* Requirements
Repeat, please, only the lines from the top of the data down to the line with "(612,200) .. ([xshift=84.5pt]acei.south);"; include both of those lines.

* * * * * * * * *

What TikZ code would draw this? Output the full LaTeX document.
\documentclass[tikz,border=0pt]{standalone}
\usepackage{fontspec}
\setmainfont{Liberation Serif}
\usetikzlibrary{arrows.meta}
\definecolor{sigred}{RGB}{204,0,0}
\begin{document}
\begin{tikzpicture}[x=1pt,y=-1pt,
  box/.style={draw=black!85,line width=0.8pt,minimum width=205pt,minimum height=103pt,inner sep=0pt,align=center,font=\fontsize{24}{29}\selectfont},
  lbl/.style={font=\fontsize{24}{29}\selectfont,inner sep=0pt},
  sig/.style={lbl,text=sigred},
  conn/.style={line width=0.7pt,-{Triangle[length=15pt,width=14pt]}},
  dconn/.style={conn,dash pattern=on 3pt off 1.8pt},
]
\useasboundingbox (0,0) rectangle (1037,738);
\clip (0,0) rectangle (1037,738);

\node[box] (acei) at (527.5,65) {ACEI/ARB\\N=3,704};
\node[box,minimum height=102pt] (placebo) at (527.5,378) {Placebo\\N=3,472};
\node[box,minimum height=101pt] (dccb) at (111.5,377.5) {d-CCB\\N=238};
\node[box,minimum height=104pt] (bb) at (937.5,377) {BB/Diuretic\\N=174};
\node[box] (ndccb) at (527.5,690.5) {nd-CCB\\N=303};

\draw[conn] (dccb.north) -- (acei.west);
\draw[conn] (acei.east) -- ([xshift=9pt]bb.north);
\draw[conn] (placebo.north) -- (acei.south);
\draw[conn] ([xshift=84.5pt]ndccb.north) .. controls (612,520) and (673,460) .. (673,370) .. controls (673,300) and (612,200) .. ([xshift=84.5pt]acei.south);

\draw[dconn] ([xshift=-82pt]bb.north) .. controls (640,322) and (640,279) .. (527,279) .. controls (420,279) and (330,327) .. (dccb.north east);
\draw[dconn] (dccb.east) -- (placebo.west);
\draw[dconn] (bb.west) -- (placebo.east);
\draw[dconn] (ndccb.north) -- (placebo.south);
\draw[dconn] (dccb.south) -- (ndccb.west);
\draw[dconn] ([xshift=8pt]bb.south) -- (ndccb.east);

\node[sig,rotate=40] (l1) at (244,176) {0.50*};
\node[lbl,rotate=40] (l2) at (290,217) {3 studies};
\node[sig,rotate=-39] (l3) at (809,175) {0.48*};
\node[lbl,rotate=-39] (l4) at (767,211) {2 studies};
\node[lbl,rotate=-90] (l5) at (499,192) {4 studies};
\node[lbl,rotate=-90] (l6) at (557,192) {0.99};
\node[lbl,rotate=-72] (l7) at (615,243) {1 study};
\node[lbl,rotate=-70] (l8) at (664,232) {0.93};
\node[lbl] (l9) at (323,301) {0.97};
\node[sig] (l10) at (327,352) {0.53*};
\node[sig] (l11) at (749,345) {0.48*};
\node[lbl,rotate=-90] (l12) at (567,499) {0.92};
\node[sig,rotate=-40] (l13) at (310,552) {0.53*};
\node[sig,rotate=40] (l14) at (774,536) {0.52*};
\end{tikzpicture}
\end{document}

* * * * * * * * *

* Task output
What TikZ code would draw this? Output the full LaTeX document.
\documentclass[tikz,border=0pt]{standalone}
\usepackage{fontspec}
\setmainfont{Liberation Serif}
\usetikzlibrary{arrows.meta}
\definecolor{sigred}{RGB}{204,0,0}
\begin{document}
\begin{tikzpicture}[x=1pt,y=-1pt,
  box/.style={draw=black!85,line width=0.8pt,minimum width=205pt,minimum height=103pt,inner sep=0pt,align=center,font=\fontsize{24}{29}\selectfont},
  lbl/.style={font=\fontsize{24}{29}\selectfont,inner sep=0pt},
  sig/.style={lbl,text=sigred},
  conn/.style={line width=0.7pt,-{Triangle[length=15pt,width=14pt]}},
  dconn/.style={conn,dash pattern=on 3pt off 1.8pt},
]
\useasboundingbox (0,0) rectangle (1037,738);
\clip (0,0) rectangle (1037,738);

\node[box] (acei) at (527.5,65) {ACEI/ARB\\N=3,704};
\node[box,minimum height=102pt] (placebo) at (527.5,378) {Placebo\\N=3,472};
\node[box,minimum height=101pt] (dccb) at (111.5,377.5) {d-CCB\\N=238};
\node[box,minimum height=104pt] (bb) at (937.5,377) {BB/Diuretic\\N=174};
\node[box] (ndccb) at (527.5,690.5) {nd-CCB\\N=303};

\draw[conn] (dccb.north) -- (acei.west);
\draw[conn] (acei.east) -- ([xshift=9pt]bb.north);
\draw[conn] (placebo.north) -- (acei.south);
\draw[conn] ([xshift=84.5pt]ndccb.north) .. controls (612,520) and (673,460) .. (673,370) .. controls (673,300) and (612,200) .. ([xshift=84.5pt]acei.south);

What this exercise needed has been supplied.